■ THE EXERCISE ■
Each entry below is to be given again word for word, with no pictures.

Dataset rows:
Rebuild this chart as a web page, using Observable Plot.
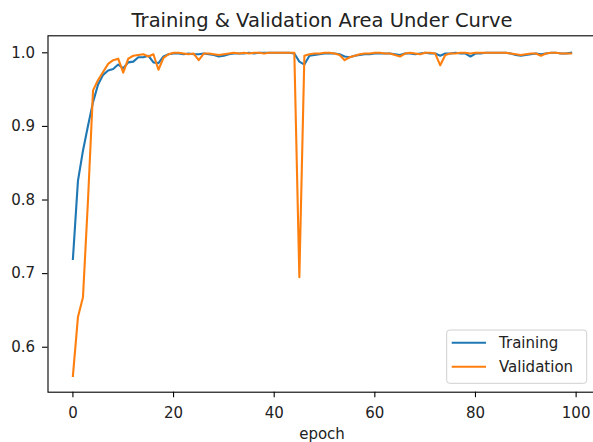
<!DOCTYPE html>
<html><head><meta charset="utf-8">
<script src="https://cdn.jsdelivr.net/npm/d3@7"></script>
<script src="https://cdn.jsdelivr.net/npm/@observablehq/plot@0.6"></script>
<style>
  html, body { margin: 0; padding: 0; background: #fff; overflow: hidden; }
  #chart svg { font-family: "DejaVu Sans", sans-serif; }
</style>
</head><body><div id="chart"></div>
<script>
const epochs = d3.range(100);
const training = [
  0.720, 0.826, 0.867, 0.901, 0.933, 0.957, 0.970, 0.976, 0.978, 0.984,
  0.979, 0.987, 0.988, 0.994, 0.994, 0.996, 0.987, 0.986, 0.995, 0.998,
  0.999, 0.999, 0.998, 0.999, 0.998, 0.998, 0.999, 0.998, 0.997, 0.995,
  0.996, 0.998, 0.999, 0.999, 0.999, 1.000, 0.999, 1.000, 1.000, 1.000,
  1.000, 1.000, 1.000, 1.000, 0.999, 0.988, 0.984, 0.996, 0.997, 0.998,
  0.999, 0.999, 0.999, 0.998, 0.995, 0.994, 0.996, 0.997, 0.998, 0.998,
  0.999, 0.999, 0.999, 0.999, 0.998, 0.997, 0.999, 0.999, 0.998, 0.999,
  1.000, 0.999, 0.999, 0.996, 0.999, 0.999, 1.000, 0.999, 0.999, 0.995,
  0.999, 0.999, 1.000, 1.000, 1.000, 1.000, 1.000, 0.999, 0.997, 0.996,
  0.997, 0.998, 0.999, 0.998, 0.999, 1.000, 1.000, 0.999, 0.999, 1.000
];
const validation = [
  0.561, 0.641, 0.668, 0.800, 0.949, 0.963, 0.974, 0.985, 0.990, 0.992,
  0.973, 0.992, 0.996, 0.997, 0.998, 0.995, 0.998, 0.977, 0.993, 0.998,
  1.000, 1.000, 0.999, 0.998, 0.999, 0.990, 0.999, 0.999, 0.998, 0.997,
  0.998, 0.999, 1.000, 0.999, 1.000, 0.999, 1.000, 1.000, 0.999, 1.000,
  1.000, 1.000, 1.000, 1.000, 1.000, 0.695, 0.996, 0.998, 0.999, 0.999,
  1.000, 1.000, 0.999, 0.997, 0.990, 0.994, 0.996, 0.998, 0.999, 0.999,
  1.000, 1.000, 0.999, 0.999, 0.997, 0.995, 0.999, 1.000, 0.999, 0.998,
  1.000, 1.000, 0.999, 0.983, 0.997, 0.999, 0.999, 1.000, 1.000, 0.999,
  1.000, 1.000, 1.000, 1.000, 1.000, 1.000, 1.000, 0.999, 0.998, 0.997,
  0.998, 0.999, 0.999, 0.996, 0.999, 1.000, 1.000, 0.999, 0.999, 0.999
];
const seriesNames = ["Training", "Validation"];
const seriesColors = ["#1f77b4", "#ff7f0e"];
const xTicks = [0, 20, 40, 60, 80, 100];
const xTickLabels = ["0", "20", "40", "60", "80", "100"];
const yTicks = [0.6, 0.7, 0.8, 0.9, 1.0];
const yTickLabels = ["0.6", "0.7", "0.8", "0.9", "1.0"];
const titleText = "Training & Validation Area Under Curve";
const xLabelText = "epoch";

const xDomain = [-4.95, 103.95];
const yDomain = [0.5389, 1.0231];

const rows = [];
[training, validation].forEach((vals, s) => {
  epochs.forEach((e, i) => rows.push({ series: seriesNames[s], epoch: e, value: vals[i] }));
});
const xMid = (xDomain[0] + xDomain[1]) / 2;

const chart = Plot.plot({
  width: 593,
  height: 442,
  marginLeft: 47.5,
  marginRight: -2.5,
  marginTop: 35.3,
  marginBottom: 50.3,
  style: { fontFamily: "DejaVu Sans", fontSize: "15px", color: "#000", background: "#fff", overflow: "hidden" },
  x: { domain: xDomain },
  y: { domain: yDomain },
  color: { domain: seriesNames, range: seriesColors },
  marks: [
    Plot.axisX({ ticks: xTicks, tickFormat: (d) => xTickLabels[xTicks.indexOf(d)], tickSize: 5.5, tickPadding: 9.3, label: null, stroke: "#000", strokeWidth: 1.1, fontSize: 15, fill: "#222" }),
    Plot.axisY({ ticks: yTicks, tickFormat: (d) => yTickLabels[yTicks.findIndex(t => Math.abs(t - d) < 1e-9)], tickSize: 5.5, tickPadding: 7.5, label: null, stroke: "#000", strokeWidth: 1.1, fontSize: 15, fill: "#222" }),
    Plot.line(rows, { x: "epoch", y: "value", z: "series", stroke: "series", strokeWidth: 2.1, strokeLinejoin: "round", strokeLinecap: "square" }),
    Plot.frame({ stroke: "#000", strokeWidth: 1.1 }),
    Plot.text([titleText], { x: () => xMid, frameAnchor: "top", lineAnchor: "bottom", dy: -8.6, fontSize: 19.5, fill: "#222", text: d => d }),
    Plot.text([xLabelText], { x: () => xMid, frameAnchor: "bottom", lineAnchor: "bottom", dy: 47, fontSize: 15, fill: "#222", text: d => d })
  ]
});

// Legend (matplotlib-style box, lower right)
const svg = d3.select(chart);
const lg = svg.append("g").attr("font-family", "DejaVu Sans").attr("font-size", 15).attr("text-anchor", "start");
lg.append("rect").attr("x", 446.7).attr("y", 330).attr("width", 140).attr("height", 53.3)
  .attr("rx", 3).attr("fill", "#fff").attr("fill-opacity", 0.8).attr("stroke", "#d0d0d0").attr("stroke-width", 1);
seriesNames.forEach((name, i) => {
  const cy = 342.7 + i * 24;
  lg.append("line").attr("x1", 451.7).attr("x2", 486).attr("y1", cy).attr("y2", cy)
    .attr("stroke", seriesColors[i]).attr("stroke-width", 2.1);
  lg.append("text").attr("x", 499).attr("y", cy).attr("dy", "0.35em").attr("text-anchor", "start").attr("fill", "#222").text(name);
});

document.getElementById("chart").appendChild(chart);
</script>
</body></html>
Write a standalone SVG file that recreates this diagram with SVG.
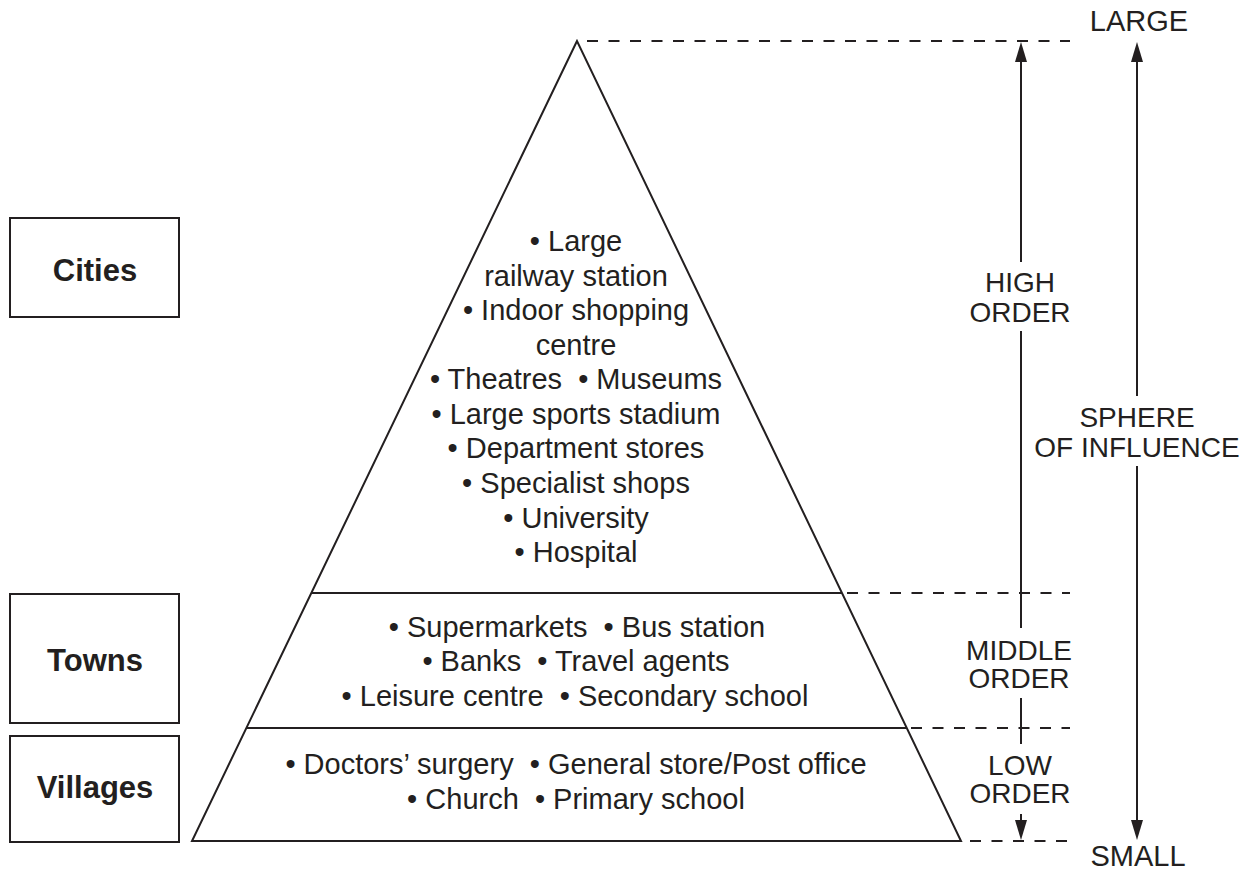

■ WRITTEN ANSWER ■
Rebuild this chart as a web page, using Observable Plot.
<!DOCTYPE html>
<html><head><meta charset="utf-8">
<script src="https://cdn.jsdelivr.net/npm/d3@7"></script>
<script src="https://cdn.jsdelivr.net/npm/@observablehq/plot@0.6"></script>
<style>
  html, body { margin: 0; padding: 0; background: #fff; overflow: hidden; }
  #chart svg { font-family: "DejaVu Sans", sans-serif; }
</style>
</head><body><div id="chart"></div>
<script>
const epochs = d3.range(100);
const training = [
  0.720, 0.826, 0.867, 0.901, 0.933, 0.957, 0.970, 0.976, 0.978, 0.984,
  0.979, 0.987, 0.988, 0.994, 0.994, 0.996, 0.987, 0.986, 0.995, 0.998,
  0.999, 0.999, 0.998, 0.999, 0.998, 0.998, 0.999, 0.998, 0.997, 0.995,
  0.996, 0.998, 0.999, 0.999, 0.999, 1.000, 0.999, 1.000, 1.000, 1.000,
  1.000, 1.000, 1.000, 1.000, 0.999, 0.988, 0.984, 0.996, 0.997, 0.998,
  0.999, 0.999, 0.999, 0.998, 0.995, 0.994, 0.996, 0.997, 0.998, 0.998,
  0.999, 0.999, 0.999, 0.999, 0.998, 0.997, 0.999, 0.999, 0.998, 0.999,
  1.000, 0.999, 0.999, 0.996, 0.999, 0.999, 1.000, 0.999, 0.999, 0.995,
  0.999, 0.999, 1.000, 1.000, 1.000, 1.000, 1.000, 0.999, 0.997, 0.996,
  0.997, 0.998, 0.999, 0.998, 0.999, 1.000, 1.000, 0.999, 0.999, 1.000
];
const validation = [
  0.561, 0.641, 0.668, 0.800, 0.949, 0.963, 0.974, 0.985, 0.990, 0.992,
  0.973, 0.992, 0.996, 0.997, 0.998, 0.995, 0.998, 0.977, 0.993, 0.998,
  1.000, 1.000, 0.999, 0.998, 0.999, 0.990, 0.999, 0.999, 0.998, 0.997,
  0.998, 0.999, 1.000, 0.999, 1.000, 0.999, 1.000, 1.000, 0.999, 1.000,
  1.000, 1.000, 1.000, 1.000, 1.000, 0.695, 0.996, 0.998, 0.999, 0.999,
  1.000, 1.000, 0.999, 0.997, 0.990, 0.994, 0.996, 0.998, 0.999, 0.999,
  1.000, 1.000, 0.999, 0.999, 0.997, 0.995, 0.999, 1.000, 0.999, 0.998,
  1.000, 1.000, 0.999, 0.983, 0.997, 0.999, 0.999, 1.000, 1.000, 0.999,
  1.000, 1.000, 1.000, 1.000, 1.000, 1.000, 1.000, 0.999, 0.998, 0.997,
  0.998, 0.999, 0.999, 0.996, 0.999, 1.000, 1.000, 0.999, 0.999, 0.999
];
const seriesNames = ["Training", "Validation"];
const seriesColors = ["#1f77b4", "#ff7f0e"];
const xTicks = [0, 20, 40, 60, 80, 100];
const xTickLabels = ["0", "20", "40", "60", "80", "100"];
const yTicks = [0.6, 0.7, 0.8, 0.9, 1.0];
const yTickLabels = ["0.6", "0.7", "0.8", "0.9", "1.0"];
const titleText = "Training & Validation Area Under Curve";
const xLabelText = "epoch";

const xDomain = [-4.95, 103.95];
const yDomain = [0.5389, 1.0231];

const rows = [];
[training, validation].forEach((vals, s) => {
  epochs.forEach((e, i) => rows.push({ series: seriesNames[s], epoch: e, value: vals[i] }));
});
const xMid = (xDomain[0] + xDomain[1]) / 2;

const chart = Plot.plot({
  width: 593,
  height: 442,
  marginLeft: 47.5,
  marginRight: -2.5,
  marginTop: 35.3,
  marginBottom: 50.3,
  style: { fontFamily: "DejaVu Sans", fontSize: "15px", color: "#000", background: "#fff", overflow: "hidden" },
  x: { domain: xDomain },
  y: { domain: yDomain },
  color: { domain: seriesNames, range: seriesColors },
  marks: [
    Plot.axisX({ ticks: xTicks, tickFormat: (d) => xTickLabels[xTicks.indexOf(d)], tickSize: 5.5, tickPadding: 9.3, label: null, stroke: "#000", strokeWidth: 1.1, fontSize: 15, fill: "#222" }),
    Plot.axisY({ ticks: yTicks, tickFormat: (d) => yTickLabels[yTicks.findIndex(t => Math.abs(t - d) < 1e-9)], tickSize: 5.5, tickPadding: 7.5, label: null, stroke: "#000", strokeWidth: 1.1, fontSize: 15, fill: "#222" }),
    Plot.line(rows, { x: "epoch", y: "value", z: "series", stroke: "series", strokeWidth: 2.1, strokeLinejoin: "round", strokeLinecap: "square" }),
    Plot.frame({ stroke: "#000", strokeWidth: 1.1 }),
    Plot.text([titleText], { x: () => xMid, frameAnchor: "top", lineAnchor: "bottom", dy: -8.6, fontSize: 19.5, fill: "#222", text: d => d }),
    Plot.text([xLabelText], { x: () => xMid, frameAnchor: "bottom", lineAnchor: "bottom", dy: 47, fontSize: 15, fill: "#222", text: d => d })
  ]
});

// Legend (matplotlib-style box, lower right)
const svg = d3.select(chart);
const lg = svg.append("g").attr("font-family", "DejaVu Sans").attr("font-size", 15).attr("text-anchor", "start");
lg.append("rect").attr("x", 446.7).attr("y", 330).attr("width", 140).attr("height", 53.3)
  .attr("rx", 3).attr("fill", "#fff").attr("fill-opacity", 0.8).attr("stroke", "#d0d0d0").attr("stroke-width", 1);
seriesNames.forEach((name, i) => {
  const cy = 342.7 + i * 24;
  lg.append("line").attr("x1", 451.7).attr("x2", 486).attr("y1", cy).attr("y2", cy)
    .attr("stroke", seriesColors[i]).attr("stroke-width", 2.1);
  lg.append("text").attr("x", 499).attr("y", cy).attr("dy", "0.35em").attr("text-anchor", "start").attr("fill", "#222").text(name);
});

document.getElementById("chart").appendChild(chart);
</script>
</body></html>
Write a standalone SVG file that recreates this diagram with SVG.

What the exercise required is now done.